We account for our Class A ordinary shares subject to possible redemption in accordance with FASB ASC Topic 480 "Distinguishing Liabilities from Equity." Class A ordinary shares subject to mandatory redemption is classified as a liability instrument and is measured at fair value. Conditionally redeemable ordinary shares (including ordinary shares that feature redemption rights that are either within the control of the holder or subject to redemption upon the occurrence of uncertain events not solely within our control) is classified as temporary equity. At all other times, ordinary shares are classified as shareholders' equity. Our Class A ordinary shares feature certain redemption rights that are considered to be outside of our control and subject to occurrence of uncertain future events. Accordingly, Class A ordinary shares subject to possible redemption is presented at redemption value as temporary equity, outside of the stockholders' equity section of our condensed balance sheet.





Net Loss Per Common Share



We apply the two-class method in calculating earnings per share.
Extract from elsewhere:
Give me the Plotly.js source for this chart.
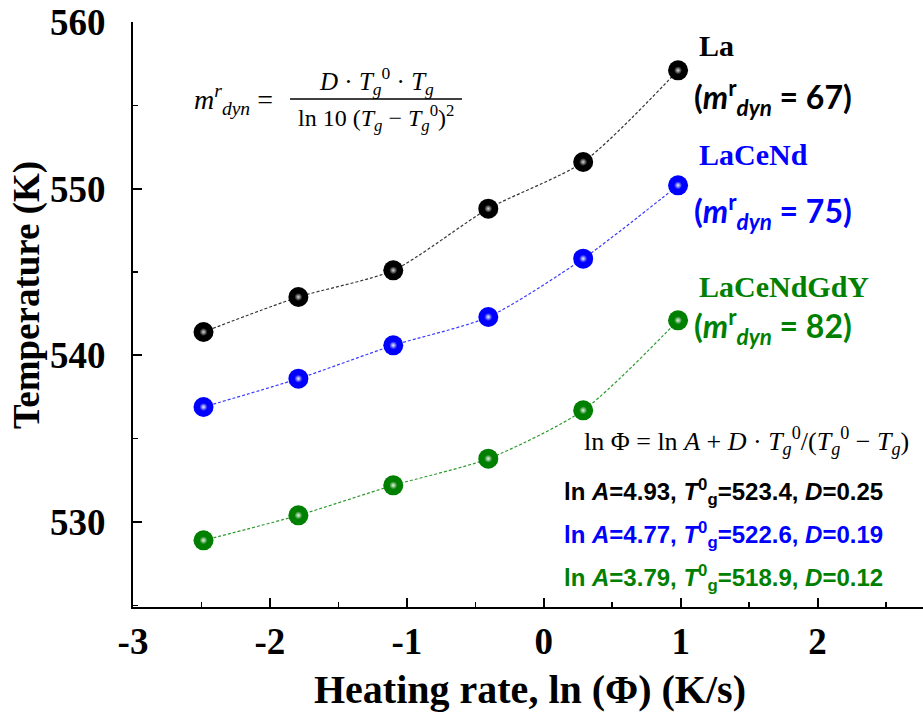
<!DOCTYPE html>
<html>
<head>
<meta charset="utf-8">
<script src="https://cdn.plot.ly/plotly-3.0.1.min.js"></script>
<style>html,body{margin:0;padding:0;background:#fff;}#chart{width:923px;height:715px;}</style>
</head>
<body>
<div id="chart"></div>
<script>
// ---- data ----
var lnPhi = [-2.485, -1.792, -1.099, -0.405, 0.288, 0.981];
var tLa = [541.4, 543.5, 545.1, 548.8, 551.6, 557.1];
var tLaCeNd = [536.9, 538.6, 540.6, 542.3, 545.8, 550.2];
var tLaCeNdGdY = [528.9, 530.4, 532.2, 533.8, 536.7, 542.1];
var seriesNames = ['La', 'LaCeNd', 'LaCeNdGdY'];
var mdyn = [67, 75, 82];
var lnA = ['4.93', '4.77', '3.79'];
var Tg0 = ['523.4', '522.6', '518.9'];
var Dval = ['0.25', '0.19', '0.12'];
var xTicks = [-3, -2, -1, 0, 1, 2];
var yTicks = [530, 540, 550, 560];
var xTitle = 'Heating rate, ln (Φ) (K/s)';
var yTitle = 'Temperature (K)';

// ---- style ----
var colors = ['#000000', '#0000ff', '#008000'];
var lineColors = ['#333333', '#3a3aff', '#2e9a2e'];
var L = 133, T = 22, W = 790, H = 585;
function px(x) { return (x - L) / W; }
function py(y) { return (T + H - y) / H; }

var ys = [tLa, tLaCeNd, tLaCeNdGdY];
var traces = [];
ys.forEach(function (y, i) {
  traces.push({
    x: lnPhi, y: y, type: 'scatter', mode: 'lines+markers', name: seriesNames[i],
    line: {color: lineColors[i], width: 1.2, dash: '3px,2px', shape: 'spline', smoothing: 0.7},
    marker: {color: colors[i], size: 20, line: {width: 0}},
    showlegend: false, hoverinfo: 'skip'
  });
  traces.push({
    x: lnPhi, y: y, type: 'scatter', mode: 'markers', name: seriesNames[i] + ' shine',
    marker: {color: colors[i], size: 8, line: {width: 0},
      gradient: {type: 'radial', color: i === 0 ? '#d8d8d8' : '#eef4ee'}},
    showlegend: false, hoverinfo: 'skip'
  });
});

var serif = 'Liberation Serif, Times New Roman, serif';
var sans = 'Liberation Sans, Arial, sans-serif';
var calib = 'Lato, Open Sans, sans-serif';

var ann = [];
var nameY = [46, 155, 287];
var mY = [97, 212, 327];
for (var i = 0; i < 3; i++) {
  ann.push({xref: 'paper', yref: 'paper', x: px(697), y: py(nameY[i]), xanchor: 'left', yanchor: 'middle',
    text: '<b>' + seriesNames[i] + '</b>', showarrow: false,
    font: {family: serif, size: 30, color: colors[i]}});
  ann.push({xref: 'paper', yref: 'paper', x: px(692), y: py(mY[i]), xanchor: 'left', yanchor: 'middle',
    text: '<b>(<i>m</i><sup>r</sup><sub><i>dyn</i></sub> = ' + mdyn[i] + ')</b>', showarrow: false,
    font: {family: calib, size: 32, color: colors[i]}});
  ann.push({xref: 'paper', yref: 'paper', x: px(562), y: py(492 + 43 * i), xanchor: 'left', yanchor: 'middle',
    text: '<b>ln <i>A</i>=' + lnA[i] + ', <i>T</i><sup>0</sup><sub>g</sub>=' + Tg0[i] + ', <i>D</i>=' + Dval[i] + '</b>',
    showarrow: false, font: {family: sans, size: 24, color: colors[i]}});
}
ann.push({xref: 'paper', yref: 'paper', x: px(582), y: py(441), xanchor: 'left', yanchor: 'middle',
  text: 'ln Φ = ln <i>A</i> + <i>D</i> · <i>T</i><sub><i>g</i></sub><sup>0</sup>/(<i>T</i><sub><i>g</i></sub><sup>0</sup> − <i>T</i><sub><i>g</i></sub>)',
  showarrow: false, font: {family: serif, size: 26, color: '#000'}});
ann.push({xref: 'paper', yref: 'paper', x: px(192), y: py(100), xanchor: 'left', yanchor: 'middle',
  text: '<i>m</i><sup><i>r</i></sup><sub><i>dyn</i></sub> =', showarrow: false,
  font: {family: serif, size: 28, color: '#000'}});
ann.push({xref: 'paper', yref: 'paper', x: px(376), y: py(81), xanchor: 'center', yanchor: 'middle',
  text: '<i>D</i> · <i>T</i><sub><i>g</i></sub><sup>0</sup> · <i>T</i><sub><i>g</i></sub>', showarrow: false,
  font: {family: serif, size: 25, color: '#000'}});
ann.push({xref: 'paper', yref: 'paper', x: px(376), y: py(118), xanchor: 'center', yanchor: 'middle',
  text: 'ln 10 (<i>T</i><sub><i>g</i></sub> − <i>T</i><sub><i>g</i></sub><sup>0</sup>)<sup>2</sup>', showarrow: false,
  font: {family: serif, size: 24, color: '#000'}});
// axis titles
ann.push({xref: 'paper', yref: 'paper', x: px(27), y: py(295), xanchor: 'center', yanchor: 'middle',
  textangle: -90, text: '<b>' + yTitle + '</b>', showarrow: false,
  font: {family: serif, size: 37, color: '#000'}});
ann.push({xref: 'paper', yref: 'paper', x: px(530), y: py(689), xanchor: 'center', yanchor: 'middle',
  text: '<b>' + xTitle + '</b>', showarrow: false,
  font: {family: serif, size: 40, color: '#000'}});

var layout = {
  width: 923, height: 715,
  margin: {l: L, r: 0, t: T, b: 715 - T - H},
  paper_bgcolor: '#fff', plot_bgcolor: '#fff',
  showlegend: false,
  xaxis: {
    range: [-3, 2.77], tickvals: xTicks, ticktext: xTicks.map(String),
    showline: true, linecolor: '#000', linewidth: 2, mirror: false,
    ticks: 'inside', ticklen: 9, tickwidth: 2, tickcolor: '#000',
    minor: {dtick: 0.5, ticks: 'inside', ticklen: 5, tickwidth: 1.5, tickcolor: '#000', showgrid: false},
    showgrid: false, zeroline: false, ticklabelstandoff: 1,
    tickfont: {family: serif, size: 37, weight: 'bold', color: '#000'}
  },
  yaxis: {
    range: [524.9, 560], tickvals: yTicks, ticktext: yTicks.map(String),
    showline: true, linecolor: '#000', linewidth: 2, mirror: false,
    ticks: 'inside', ticklen: 9, tickwidth: 2, tickcolor: '#000',
    minor: {dtick: 5, tick0: 530, ticks: 'inside', ticklen: 5, tickwidth: 1.5, tickcolor: '#000', showgrid: false},
    showgrid: false, zeroline: false, ticklabelstandoff: 18,
    tickfont: {family: serif, size: 37, weight: 'bold', color: '#000'}
  },
  annotations: ann,
  shapes: [{type: 'line', xref: 'paper', yref: 'paper', x0: px(290), x1: px(462), y0: py(99), y1: py(99),
    line: {color: '#000', width: 1.3}}]
};

Plotly.newPlot('chart', traces, layout, {displayModeBar: false, staticPlot: true});
</script>
</body>
</html>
Ordinary shares subject to possible redemption, which are not currently redeemable and are not redeemable at fair value, have been excluded from the calculation of basic net loss per common share since such shares, if redeemed, only participate in their pro rata share of the Trust Account earnings. Our net loss is adjusted for the portion of income that is attributable to ordinary shares subject to possible redemption, as these shares only participate in the earnings of the Trust Account and not our income or losses. We have not considered the effect of the Warrants in the calculation of diluted loss per share, since the exercise of the warrants are contingent upon the occurrence of future events. As a result, diluted net loss per ordinary share is the same as basic net loss per ordinary share for the period presented.





Recent Accounting Standards


Management does not believe that any recently issued, but not yet effective, accounting standards, if currently adopted, would have a material effect on our condensed financial statements.